# start of Collected material

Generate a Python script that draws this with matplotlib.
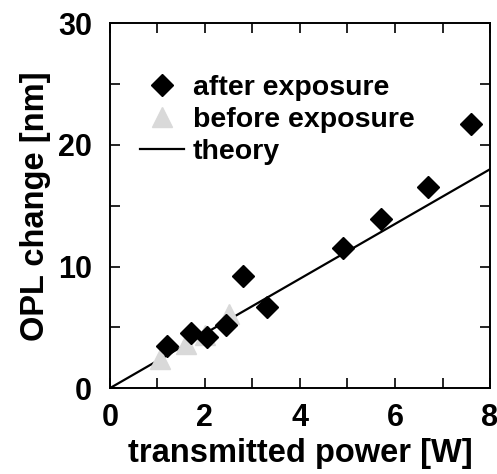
import numpy as np
import matplotlib.pyplot as plt
from matplotlib.ticker import MultipleLocator

# Data
after_power = [1.2, 1.7, 2.05, 2.45, 2.8, 3.3, 4.9, 5.7, 6.7, 7.6]
after_opl = [3.5, 4.5, 4.2, 5.2, 9.2, 6.7, 11.5, 13.9, 16.5, 21.7]

before_power = [1.05, 1.6, 2.0, 2.5]
before_opl = [2.4, 3.6, 4.4, 6.1]

theory_power = [0.0, 8.0]
theory_opl = [0.0, 18.0]

plt.rcParams['font.family'] = ['Liberation Sans', 'DejaVu Sans']
plt.rcParams['font.weight'] = 'bold'

fig = plt.figure(figsize=(4.97, 4.74), dpi=100)
ax = fig.add_axes([0.221, 0.181, 0.765, 0.770])

ax.plot(theory_power, theory_opl, color='black', linewidth=1.6, label='theory', zorder=2)
ax.plot(before_power, before_opl, linestyle='none', marker='^', markersize=15,
        color='#d9d9d9', label='before exposure', zorder=3)
ax.plot(after_power, after_opl, linestyle='none', marker='D', markersize=11,
        color='black', label='after exposure', zorder=4)

ax.set_xlim(0, 8)
ax.set_ylim(0, 30)
ax.xaxis.set_major_locator(MultipleLocator(2))
ax.xaxis.set_minor_locator(MultipleLocator(1))
ax.yaxis.set_major_locator(MultipleLocator(10))
ax.yaxis.set_minor_locator(MultipleLocator(5))
ax.tick_params(which='both', direction='in', top=True, right=True, width=1.2)
ax.tick_params(which='major', length=7, labelsize=22)
ax.tick_params(which='minor', length=7)
ax.tick_params(axis='x', which='major', pad=11)
ax.tick_params(axis='y', which='major', pad=13)
for s in ax.spines.values():
    s.set_linewidth(1.4)

ax.set_xlabel('transmitted power [W]', fontsize=23.5, fontweight='bold', labelpad=3)
ax.set_ylabel('OPL change [nm]', fontsize=23.5, fontweight='bold', labelpad=5)

handles, labels = ax.get_legend_handles_labels()
order = [2, 1, 0]
ax.legend([handles[i] for i in order], [labels[i] for i in order],
          loc='upper left', bbox_to_anchor=(0.05, 0.89), frameon=False,
          fontsize=20.5, handlelength=1.55, handletextpad=0.3,
          labelspacing=0.22, numpoints=1, borderaxespad=0)

fig.savefig('out.png', dpi=100)
plt.close(fig)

# end of Collected material

Leave out the pictures and restate, word for word, the lines from the top of the data through the line containing "ax = fig.add_axes([0.221, 0.181, 0.765, 0.770])", both included.

Generate a Python script that draws this with matplotlib.
import numpy as np
import matplotlib.pyplot as plt
from matplotlib.ticker import MultipleLocator

# Data
after_power = [1.2, 1.7, 2.05, 2.45, 2.8, 3.3, 4.9, 5.7, 6.7, 7.6]
after_opl = [3.5, 4.5, 4.2, 5.2, 9.2, 6.7, 11.5, 13.9, 16.5, 21.7]

before_power = [1.05, 1.6, 2.0, 2.5]
before_opl = [2.4, 3.6, 4.4, 6.1]

theory_power = [0.0, 8.0]
theory_opl = [0.0, 18.0]

plt.rcParams['font.family'] = ['Liberation Sans', 'DejaVu Sans']
plt.rcParams['font.weight'] = 'bold'

fig = plt.figure(figsize=(4.97, 4.74), dpi=100)
ax = fig.add_axes([0.221, 0.181, 0.765, 0.770])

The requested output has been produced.